Social capital is the money or time you contribute to worthy causes that improve society.  A favorite saying around charitable causes is the phrase “give or get” which means members can either contribute an amount of money toward the goal or they can go out and raise that sum of money from people they know.  The saying recognizes that the time expended raising money is often as important as contributing the money itself.

But the social capital I want to talk about in the context of estate planning emanates from my friend’s philosophy that “money is only a tool.”

Although it is often unexpected, when I initiate conversations with estate planning clients my goal is to begin each relationship by learning what each new client values.

Commonly, they are proud of the manner in which they have provided for their family and their intention to provide financial support after they die. However, they often worry that their descendants won’t use their inheritance wisely; and sometimes clients feel that their descendants don’t really need an inheritance anyway.
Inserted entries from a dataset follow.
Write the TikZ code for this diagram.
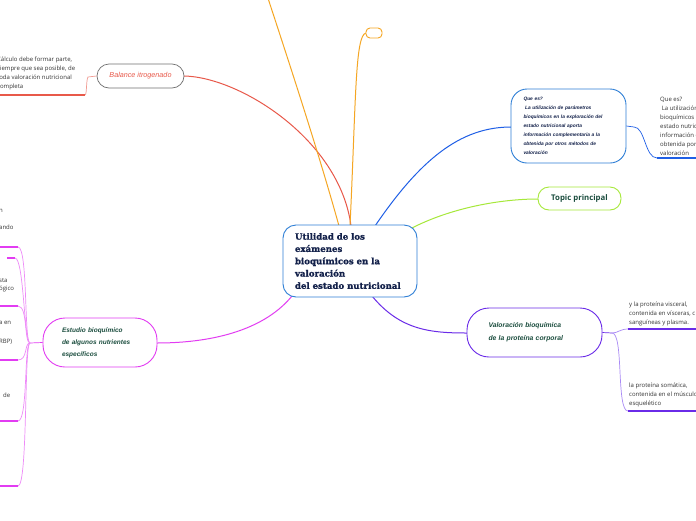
\documentclass[tikz,border=0pt]{standalone}
\usepackage{fontspec}
\setmainfont{Open Sans}
\newfontfamily\leaffont{Open Sans}
\newfontfamily\handfont{Liberation Sans}
\newfontfamily\titlefont[BoldFeatures={FakeBold=1.2}]{DejaVu Serif}
\definecolor{cblue}{HTML}{2F7FD6}
\definecolor{lblue}{HTML}{1F5FE6}
\definecolor{cred}{HTML}{E8594A}
\definecolor{corange}{HTML}{F5A623}
\definecolor{cgreen}{HTML}{A6E83A}
\definecolor{cpurple}{HTML}{6A2BE8}
\definecolor{lpurple}{HTML}{A98AF5}
\definecolor{cmag}{HTML}{E23CF2}
\definecolor{lmag}{HTML}{EE8BF8}
\definecolor{navy}{HTML}{13214A}
\definecolor{dgreen}{HTML}{1B4D3E}
\definecolor{leafgray}{HTML}{333333}
\definecolor{bgray}{HTML}{707070}
\tikzset{
  box/.style={draw, line width=0.9pt, fill=white, inner sep=0pt},
  leaftext/.style={font=\leaffont\fontsize{6}{9}\selectfont, text=leafgray, align=left, anchor=north west, inner sep=0pt},
  conn/.style={line width=1pt},
  leafline/.style={line width=1.6pt},
  thin/.style={line width=0.7pt}
}
\begin{document}
\begin{tikzpicture}[x=1pt,y=-1pt]
\useasboundingbox (0,0) rectangle (696,520);
\fill[white] (0,0) rectangle (696,520);

% ---- connectors from central node (drawn first) ----
\coordinate (cr) at (351,226);
\coordinate (co1) at (339,226);
\coordinate (co2) at (350,226);
\coordinate (cb) at (375,226);
\coordinate (cg) at (410,229);
\coordinate (cp) at (372,296);
\coordinate (cm) at (292,296);
\coordinate (otop) at (262,-20);

\draw[cred,conn] (cr) .. controls (340,140) and (240,77) .. (184,76);
\draw[corange,conn] (co1) .. controls (318,150) and (285,50) .. (otop);
\draw[corange,conn] (co2) .. controls (356,100) and (355,35) .. (366,33);
\draw[lblue,conn] (cb) .. controls (420,160) and (460,127) .. (511,127);
\draw[cgreen,conn] (cg) .. controls (450,208) and (500,199) .. (538,199);
\draw[cpurple,conn] (cp) .. controls (400,330) and (430,333) .. (467,333);
\draw[cmag,conn] (cm) .. controls (260,335) and (200,343) .. (157,343);

% ---- central node ----
\node[box, draw=cblue, rounded corners=13pt, minimum width=134pt, minimum height=72pt,
      text width=110pt, align=left, text=navy,
      font=\titlefont\bfseries\fontsize{8.6}{12.3}\selectfont] (c) at (350,261)
  {Utilidad de los\\ exámenes\\ bioquímicos en la\\ valoración\\ del estado nutricional};

% ---- Balance itrogenado ----
\node[box, draw=bgray, line width=0.7pt, rounded corners=12pt, minimum width=87pt, minimum height=24pt,
      text=cred, font=\handfont\itshape\fontsize{7.2}{8}\selectfont] (bal) at (140.5,76) {Balance itrogenado};
\coordinate (bal1) at (88,77);
\coordinate (bal2) at (85,95);
\coordinate (bal3) at (-5,95);
\draw[cred!60,thin] (bal.west) -- (bal1) .. controls (86,80) and (87,95) .. (bal2);
\draw[cred,leafline] (bal2) -- (bal3);
\node[leaftext] (baltxt) at (-3,57) {Cálculo debe formar parte,\\ siempre que sea posible, de\\ toda valoración nutricional\\ completa};

% ---- small orange node ----
\node[box, draw=corange, rounded corners=4pt, minimum width=16pt, minimum height=10pt] (orn) at (374,33) {};

% ---- Que es ----
\node[box, draw=cblue, rounded corners=16pt, minimum width=115pt, minimum height=74pt,
      text width=90pt, align=left, text=navy,
      font=\handfont\itshape\bfseries\fontsize{4.85}{9}\selectfont] (que) at (568.5,126)
  {Que es?\\ \ La utilización de parámetros\\ bioquímicos en la exploración del\\ estado nutricional aporta\\ información complementaria a la\\ obtenida por otros métodos de\\ valoración};
\coordinate (q1) at (634,127);
\coordinate (q2) at (657,158);
\coordinate (q3) at (705,158);
\draw[lblue,thin] (que.east) -- (q1) .. controls (645,127) and (645,158) .. (q2);
\draw[lblue,leafline] (q2) -- (q3);
\node[leaftext] (qtxt) at (660,97) {Que es?\\ \ La utilización de parámetros\\ bioquímicos en la exploración del\\ estado nutricional aporta\\ información complementaria a la\\ obtenida por otros métodos de\\ valoración};

% ---- Topic principal ----
\node[box, draw=cgreen, rounded corners=11pt, minimum width=83pt, minimum height=23pt,
      text=dgreen, font=\leaffont\bfseries\fontsize{7.8}{8}\selectfont] (topic) at (579.5,198.5) {Topic principal};

% ---- Valoración bioquímica ----
\node[box, draw=cpurple, rounded corners=22pt, minimum width=135pt, minimum height=49pt,
      text width=92pt, align=left, text=dgreen,
      font=\handfont\itshape\bfseries\fontsize{6.8}{13}\selectfont] (val) at (534.5,332.5)
  {Valoración bioquímica\\ de la proteína corporal};
\coordinate (vj) at (612,333);
\coordinate (v1) at (628,329);
\coordinate (v1e) at (705,329);
\coordinate (v2) at (628,411);
\coordinate (v2e) at (705,411);
\draw[cpurple,thin] (val.east) -- (vj);
\draw[lpurple,thin] (vj) .. controls (618,333) and (620,329) .. (v1);
\draw[lpurple,thin] (vj) .. controls (624,333) and (616,411) .. (v2);
\draw[cpurple,leafline] (v1) -- (v1e);
\draw[cpurple,leafline] (v2) -- (v2e);
\node[leaftext] (v1t) at (629,302) {y la proteína visceral,\\ contenida en vísceras, c\\ sanguíneas y plasma.};
\node[leaftext] (v2t) at (629,383) {la proteína somática,\\ contenida en el músculo\\ esquelético};

% ---- Estudio bioquímico ----
\node[box, draw=cmag, rounded corners=22pt, minimum width=114pt, minimum height=49pt,
      text width=76pt, align=left, text=dgreen,
      font=\handfont\itshape\bfseries\fontsize{6.5}{12}\selectfont] (est) at (100,342.5)
  {Estudio bioquímico\\ de algunos nutrientes\\ específicos};
\coordinate (ej) at (30,343);
\draw[cmag,thin] (est.west) -- (ej);
\foreach \y/\n in {247/a,306/b,360/c,421/d,486/e}{
  \coordinate (l\n) at (18,\y);
  \draw[lmag,thin] (ej) .. controls (24,343) and (28,\y) .. (l\n);
  \draw[cmag,leafline] (l\n) -- (-5,\y);
}
\coordinate (lf1) at (15,258);
\coordinate (lf2) at (7,258);
\draw[lmag,thin] (ej) .. controls (24,343) and (24,258) .. (lf1);
\draw[cmag,leafline] (lf1) -- (lf2);
\node[leaftext] (t1) at (-1,209) {n};
\node[leaftext] (t2) at (-1,225) {ando};
\node[leaftext] (t3) at (-1,278) {sta};
\node[leaftext] (t4) at (-1,286) {ógico};
\node[leaftext] (t5) at (-1,321) {a en};
\node[leaftext] (t6) at (-1,339) {RBP)};
\node[leaftext] (t7) at (3,393) {de};
\end{tikzpicture}
\end{document}
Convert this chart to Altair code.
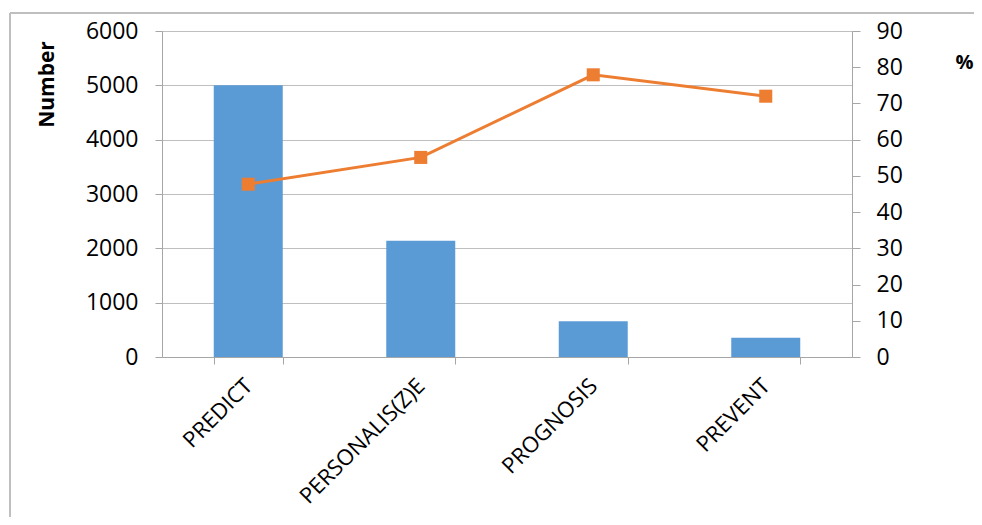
import altair as alt
import pandas as pd

categories = ["PREDICT", "PERSONALIS(Z)E", "PROGNOSIS", "PREVENT"]
numbers = [5000, 2140, 660, 355]
percents = [47.7, 55.1, 77.9, 72.0]

df = pd.DataFrame({"cat": categories, "num": numbers, "pct": percents})

FONT = "Open Sans"
GRID = "#BFBFBF"
AX = "#A6A6A6"

x_enc = alt.X(
    "cat:N",
    sort=categories,
    scale=alt.Scale(paddingInner=0.6, paddingOuter=0.3),
    axis=alt.Axis(
        title=None,
        labelAngle=-45,
        labelAlign="right",
        labelBaseline="middle",
        labelPadding=18,
        labelFontSize=22,
        labelFont=FONT,
        labelColor="#000000",
        tickBand="extent",
        tickSize=7,
        tickColor=AX,
        domainColor=AX,
        grid=False,
    ),
)

bars = alt.Chart(df).mark_bar(color="#5B9BD5").encode(
    x=x_enc,
    y=alt.Y(
        "num:Q",
        scale=alt.Scale(domain=[0, 6000], nice=False),
        axis=alt.Axis(
            values=[0, 1000, 2000, 3000, 4000, 5000, 6000],
            format="d",
            title="Number",
            titleFont=FONT,
            titleFontSize=21,
            titleFontWeight="bold",
            titleAngle=-90,
            titleAlign="center",
            titleBaseline="middle",
            titleX=-115,
            titleY=53,
            labelFont=FONT,
            labelFontSize=23,
            labelColor="#000000",
            labelPadding=17,
            tickSize=7,
            tickColor=AX,
            domainColor=AX,
            grid=True,
            gridColor=GRID,
        ),
    ),
)

line = alt.Chart(df).mark_line(
    color="#ED7D31", strokeWidth=3,
    point=alt.OverlayMarkDef(shape="square", size=170, color="#ED7D31", filled=True, opacity=1),
).encode(
    x=alt.X("cat:N", sort=categories),
    y=alt.Y(
        "pct:Q",
        scale=alt.Scale(domain=[0, 90], nice=False),
        axis=alt.Axis(
            orient="right",
            values=[0, 10, 20, 30, 40, 50, 60, 70, 80, 90],
            title="%",
            titleFont=FONT,
            titleFontSize=20,
            titleFontWeight="bold",
            titleAngle=0,
            titleAlign="center",
            titleBaseline="middle",
            titleX=112,
            titleY=31,
            labelFont=FONT,
            labelFontSize=23,
            labelColor="#000000",
            labelPadding=16,
            tickSize=8,
            tickColor=AX,
            domainColor=AX,
            grid=False,
        ),
    ),
)

frame_top = alt.Chart(df).mark_rule(color="#BFBFBF", strokeWidth=1.5).encode(
    x=alt.value(-152), x2=alt.value(900), y=alt.value(-18)
)
frame_left = alt.Chart(df).mark_rule(color="#BFBFBF", strokeWidth=1.5).encode(
    x=alt.value(-152), y=alt.value(-18), y2=alt.value(500)
)

chart = (
    alt.layer(bars, line, frame_top, frame_left)
    .resolve_scale(y="independent")
    .properties(
        width=690,
        height=326,
        autosize=alt.AutoSizeParams(type="none"),
        padding={"left": 154, "top": 23, "right": 122, "bottom": 160},
    )
    .configure_view(stroke=None)
    .configure(background="white")
)

chart.save("out.html", embed_options={"renderer": "svg", "actions": False})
The concept of social capital solves many issues.  It allows you to contribute money to causes you believe in and set up your descendants to be caretakers of the capital for the future.  It benefits the descendant that doesn’t need your money by speaking from your heart to their own.  It benefits the spendthrift by substituting personal responsibility for temptation.

There are 2 schools of thought about the use of social capital.  Some clients are just not interested in the concept, believing they have supported their causes during their lifetime and it is their descendants’ turn to decide how to act.  Others see the use of social capital as a key tool to building a legacy through strength of character.  Depending on the client’s perspective there are different ways to use this tool.

One way is to purchase life insurance and name a favorite cause as the beneficiary.  This allows small amounts of premium dollars to blossom into a large gift that can provide major support for a favorite cause.  This works well in many situations, but it does not build responsibility in your descendants.

There are tax motivated strategies such as naming a charity as the beneficiary of a retirement account that has not yet been taxed.  Leaving the descendants post-tax assets and gifting the as of yet untaxed retirement plan can yield a good income tax and estate tax result.  Creating charitable remainder trusts as a technique to avoid capital gains on appreciated property is a good strategy when contemplating the sale of highly appreciated real estate or a business.  These strategies share the defect of providing social capital, but not involving your descendants.

A good way to speak to your descendants is to set aside a portion of your wealth in a donor advised fund and name your descendants as the advisors to the fund.  Your voice comes through because you leave your descendants the responsibility of making decisions about how, when, and to whom to give money.  It encourages them to honor your legacy by becoming involved in the causes they support.

However you choose to create a philanthropic legacy, you will be speaking in a clear voice to your descendants about your values and making a difference the way you decide best suits your own perspective.